SET EXERCISE: Copy all lines holding the word "that" from the entries.

PROVIDED DATA:
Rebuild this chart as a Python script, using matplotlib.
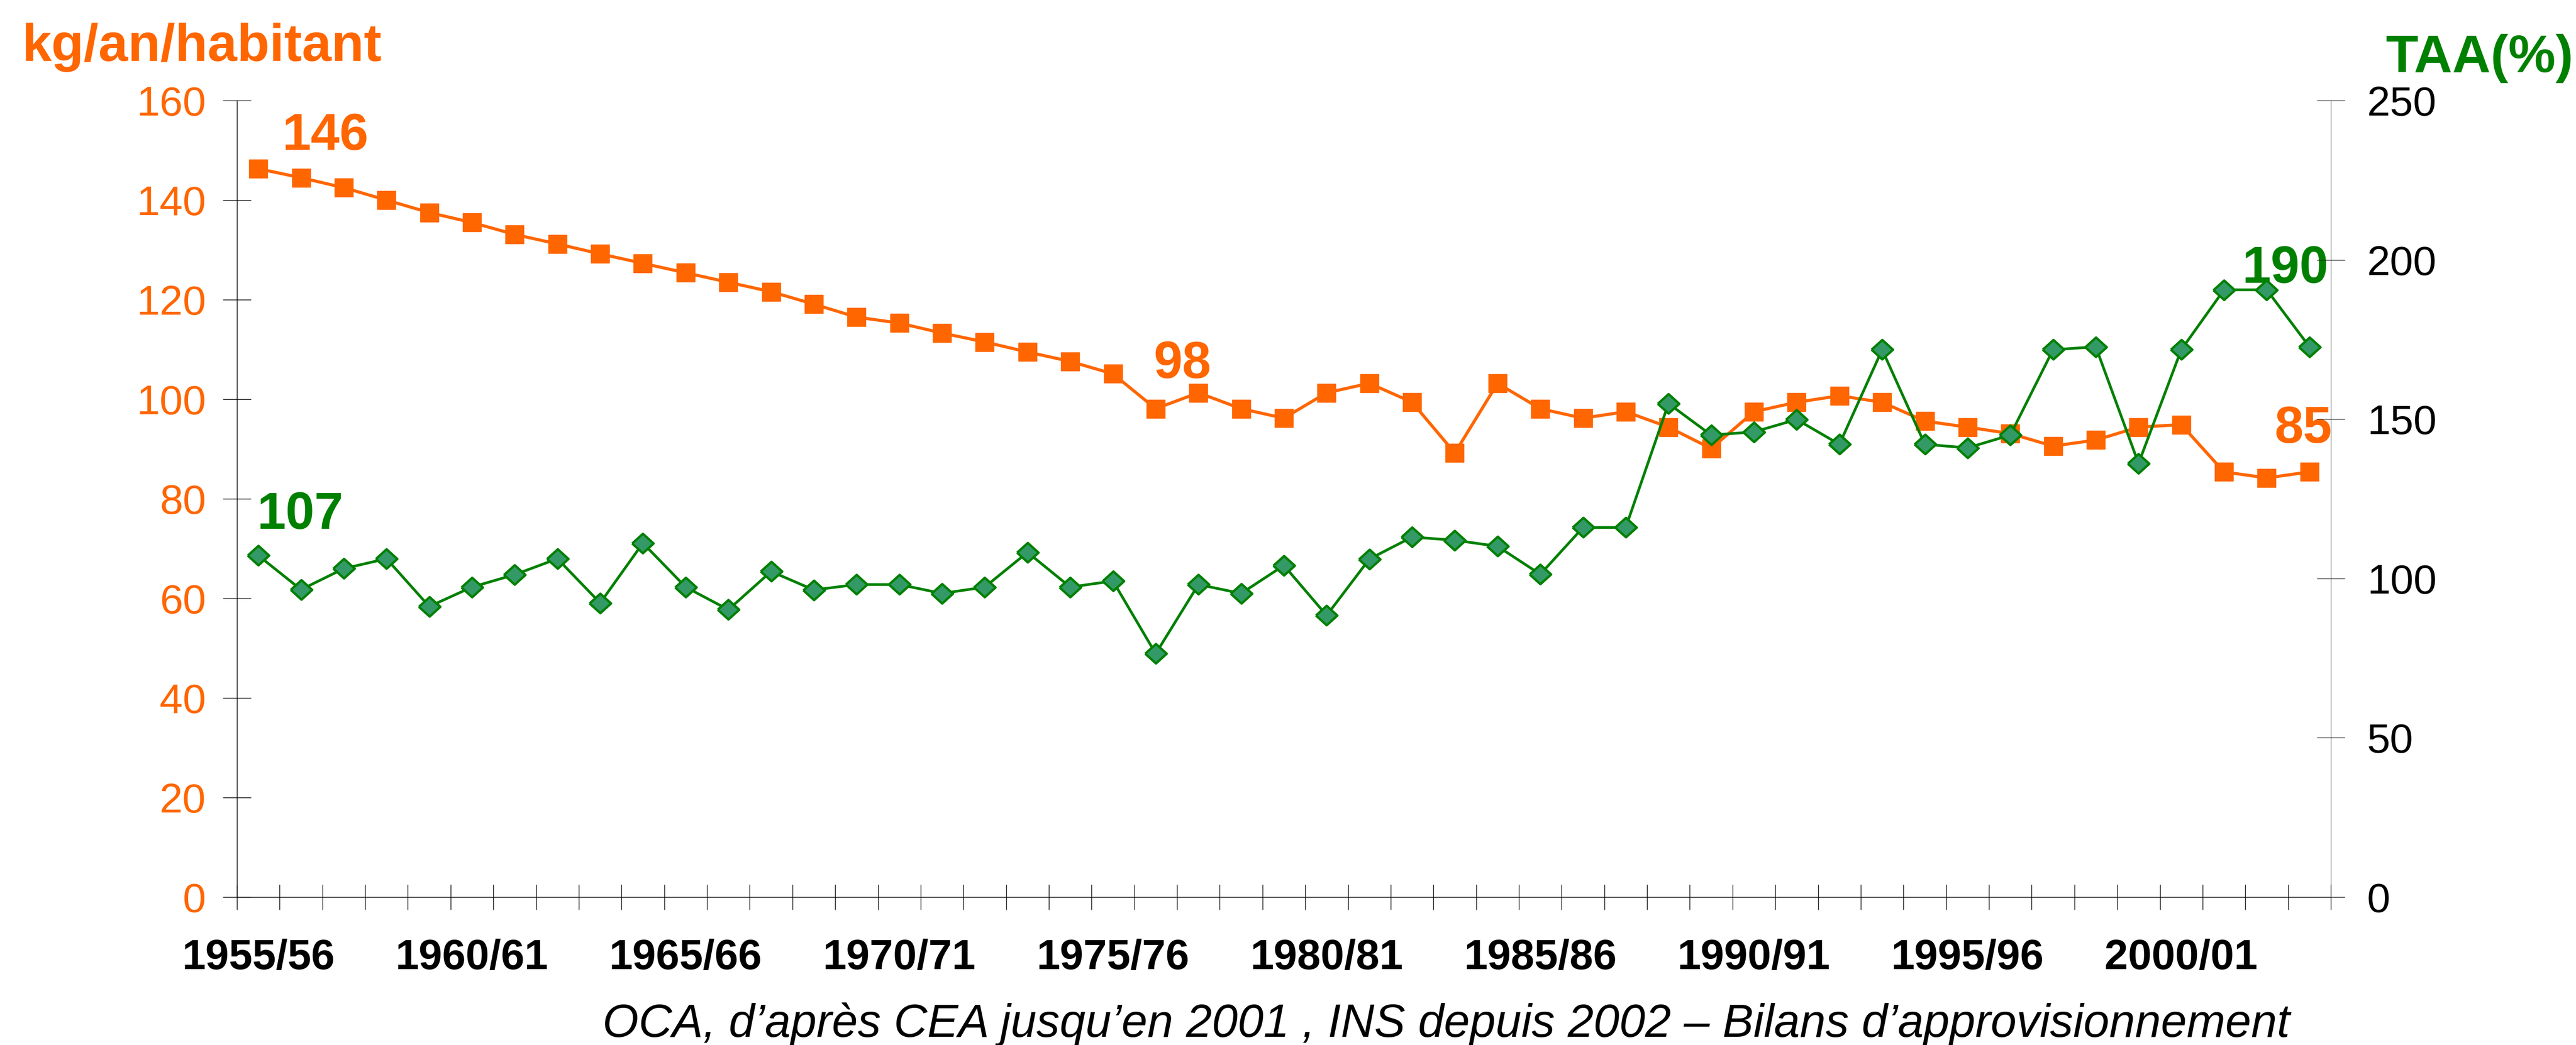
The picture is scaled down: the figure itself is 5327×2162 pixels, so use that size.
import matplotlib
matplotlib.use("Agg")
import matplotlib.pyplot as plt
import numpy as np

# ---------------- data ----------------
years = [f"{y}/{str(y + 1)[-2:]}" for y in range(1955, 2004)]
tick_labels = ["1955/56", "1960/61", "1965/66", "1970/71", "1975/76",
               "1980/81", "1985/86", "1990/91", "1995/96", "2000/01"]
consommation = [146.3, 144.5, 142.5, 140.0, 137.5, 135.5, 133.1, 131.2, 129.2, 127.3,
                125.4, 123.5, 121.6, 119.1, 116.5, 115.3, 113.3, 111.5, 109.5, 107.6,
                105.1, 98.1, 101.3, 98.1, 96.2, 101.3, 103.2, 99.4, 89.2, 103.2,
                98.1, 96.2, 97.5, 94.4, 90.1, 97.5, 99.4, 100.7, 99.4, 95.6,
                94.4, 93.1, 90.6, 91.8, 94.4, 94.9, 85.4, 84.2, 85.4]
taa = [107.2, 96.5, 103.1, 106.2, 91.2, 97.3, 101.2, 106.2, 92.3, 111.1,
       97.3, 90.2, 102.2, 96.4, 98.1, 98.1, 95.3, 97.3, 108.2, 97.3,
       99.2, 76.4, 98.1, 95.3, 104.1, 88.4, 106.1, 113.0, 112.0, 110.1,
       101.3, 116.0, 116.0, 154.9, 145.0, 146.0, 149.9, 142.1, 171.8, 142.1,
       141.0, 145.0, 171.8, 172.7, 136.1, 171.8, 190.6, 190.6, 172.7]
annotations_left = [("146", 0.555, 150.1, "#FF6600"), ("107", -0.03, 74.0, "#008000"),
                    ("98", 20.95, 104.3, "#FF6600"), ("190", 46.42, 123.4, "#008000"),
                    ("85", 47.18, 91.3, "#FF6600")]

# ---------------- fonts ----------------
plt.rcParams['font.family'] = ["Liberation Sans", "DejaVu Sans"]

ORANGE = "#FF6600"
GREEN = "#008000"
GREEN_FILL = "#339966"

W, H, DPI = 5327, 2162, 100
fig = plt.figure(figsize=(W / DPI, H / DPI), dpi=DPI)
fig.patch.set_facecolor("white")

x0, x1 = 490, 4820
ytop, ybot = 208, 1856
ax = fig.add_axes([x0 / W, 1 - ybot / H, (x1 - x0) / W, (ybot - ytop) / H])
ax2 = ax.twinx()

x = np.arange(len(years))
ax.plot(x, consommation, color=ORANGE, lw=4.6, marker="s", ms=28, mew=1,
        mfc=ORANGE, mec=ORANGE, zorder=3, clip_on=False)
diamond = [(-1.1, 0), (0, 1), (1.1, 0), (0, -1), (-1.1, 0)]
ax2.plot(x, taa, color=GREEN, lw=4.0, marker=diamond, ms=32,
         mfc=GREEN_FILL, mec=GREEN, mew=3.5, zorder=3, clip_on=False)

ax.set_xlim(-0.5, len(years) - 0.5)
ax.set_ylim(0, 160)
ax2.set_ylim(0, 250)
ax.set_yticks(np.arange(0, 161, 20))
ax2.set_yticks(np.arange(0, 251, 50))

major = [years.index(t) for t in tick_labels]
ax.set_xticks(major)
ax.set_xticklabels(tick_labels, fontsize=63, fontweight="bold", color="black")
ax.set_xticks(np.arange(-0.5, len(years), 1), minor=True)
ax.tick_params(axis="x", which="major", length=0, pad=62)
ax.tick_params(axis="x", which="minor", direction="inout", length=37, width=1.0, color="black")

ax.tick_params(axis="y", direction="inout", length=42, width=1.0, color="black",
               labelsize=62, labelcolor=ORANGE, pad=25)
ax2.tick_params(axis="y", direction="inout", length=42, width=1.0, color="#222222",
                labelsize=62, labelcolor="black", pad=33)

for s in ["top", "right"]:
    ax.spines[s].set_visible(False)
ax.spines["left"].set_linewidth(1.0)
ax.spines["bottom"].set_linewidth(1.0)
for s in ["top", "left", "bottom"]:
    ax2.spines[s].set_visible(False)
ax2.spines["right"].set_color("#333333")
ax2.spines["right"].set_linewidth(0.8)

for txt, tx, ty, c in annotations_left:
    ax.text(tx, ty, txt, color=c, fontsize=77, fontweight="bold",
            ha="left", va="baseline", zorder=5)

fig.text(45 / W, 1 - 126 / H, "kg/an/habitant", color=ORANGE, fontsize=79,
         fontweight="bold", ha="left", va="baseline")
fig.text(5322 / W, 1 - 149 / H, "TAA(%)", color=GREEN, fontsize=79,
         fontweight="bold", ha="right", va="baseline")
fig.text(4735 / W, 1 - 2145 / H,
         "OCA, d\u2019apr\u00e8s CEA jusqu\u2019en 2001 , INS depuis 2002 \u2013 Bilans d\u2019approvisionnement",
         color="black", fontsize=69, style="italic", ha="right", va="baseline")

fig.savefig("out.png", dpi=DPI, facecolor="white")
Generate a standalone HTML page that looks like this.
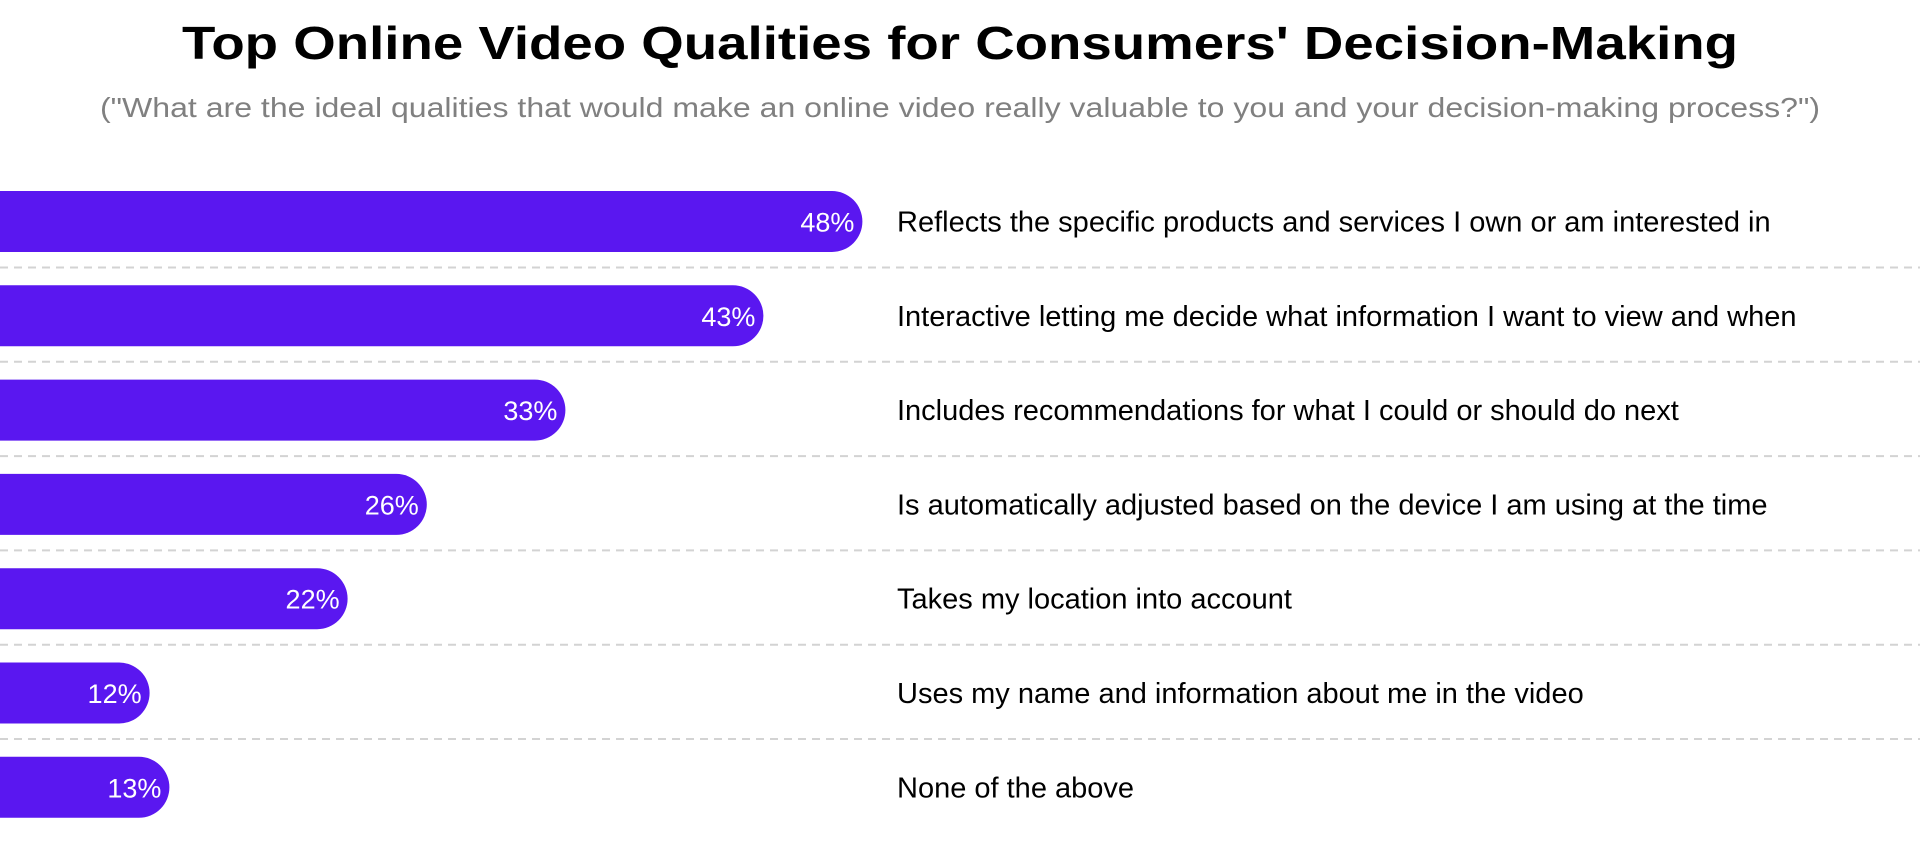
<!DOCTYPE html>
<html><head><meta charset="utf-8"><style>
html,body{margin:0;padding:0;background:#fff;width:1920px;height:857px;overflow:hidden}
svg{display:block;font-family:"Liberation Sans",sans-serif}
</style></head><body>
<svg id="chart" width="1920" height="857" viewBox="0 0 1920 857">
<text x="960" y="59" text-anchor="middle" font-size="46" font-weight="bold" fill="#000" textLength="1556" lengthAdjust="spacingAndGlyphs">Top Online Video Qualities for Consumers' Decision-Making</text>
<text x="960" y="117" text-anchor="middle" font-size="28" fill="#808080" textLength="1720" lengthAdjust="spacingAndGlyphs">("What are the ideal qualities that would make an online video really valuable to you and your decision-making process?")</text>
<g id="rows"></g>
</svg>
<script>
const categories = [
  "Reflects the specific products and services I own or am interested in",
  "Interactive letting me decide what information I want to view and when",
  "Includes recommendations for what I could or should do next",
  "Is automatically adjusted based on the device I am using at the time",
  "Takes my location into account",
  "Uses my name and information about me in the video",
  "None of the above"
];
const values = [48, 43, 33, 26, 22, 12, 13];
const valueLabels = ["48%", "43%", "33%", "26%", "22%", "12%", "13%"];

const NS = "http://www.w3.org/2000/svg";
const g = document.getElementById("rows");
const xScale = v => -88 + v * 19.8;
const rowTop = i => 191 + i * 94.3;
const barH = 61;
function mk(tag, attrs){const e=document.createElementNS(NS,tag);for(const k in attrs)e.setAttribute(k,attrs[k]);return e;}
categories.forEach((c, i) => {
  const y = rowTop(i);
  const w = xScale(values[i]);
  const r = barH/2;
  const bar = mk("path", {d:`M-10 ${y} H${w-r} A${r} ${r} 0 0 1 ${w-r} ${y+barH} H-10 Z`, fill:"#5a17f0"});
  
  
  g.appendChild(bar);
  const vl = mk("text", {x:w-8, y:y+barH/2+10, "text-anchor":"end", "font-size":"27", fill:"#fff"});
  vl.textContent = valueLabels[i];
  
  
  g.appendChild(vl);
  const cl = mk("text", {x:897, y:y+barH/2+10, "font-size":"29", fill:"#000"});
  cl.textContent = c;
  
  
  g.appendChild(cl);
  if (i < categories.length - 1) {
    const ly = y + barH + 15.5;
    const ln = mk("line", {x1:0, x2:1920, y1:ly, y2:ly, stroke:"#d3d3d3", "stroke-width":"2", "stroke-dasharray":"8 6"});
    
    
    g.appendChild(ln);
  }
});
</script>
</body></html>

ANSWER TO THIS PROBLEM:
The picture is scaled down: the figure itself is 5327×2162 pixels, so use that size.
Generate a standalone HTML page that looks like this.
<text x="960" y="117" text-anchor="middle" font-size="28" fill="#808080" textLength="1720" lengthAdjust="spacingAndGlyphs">("What are the ideal qualities that would make an online video really valuable to you and your decision-making process?")</text>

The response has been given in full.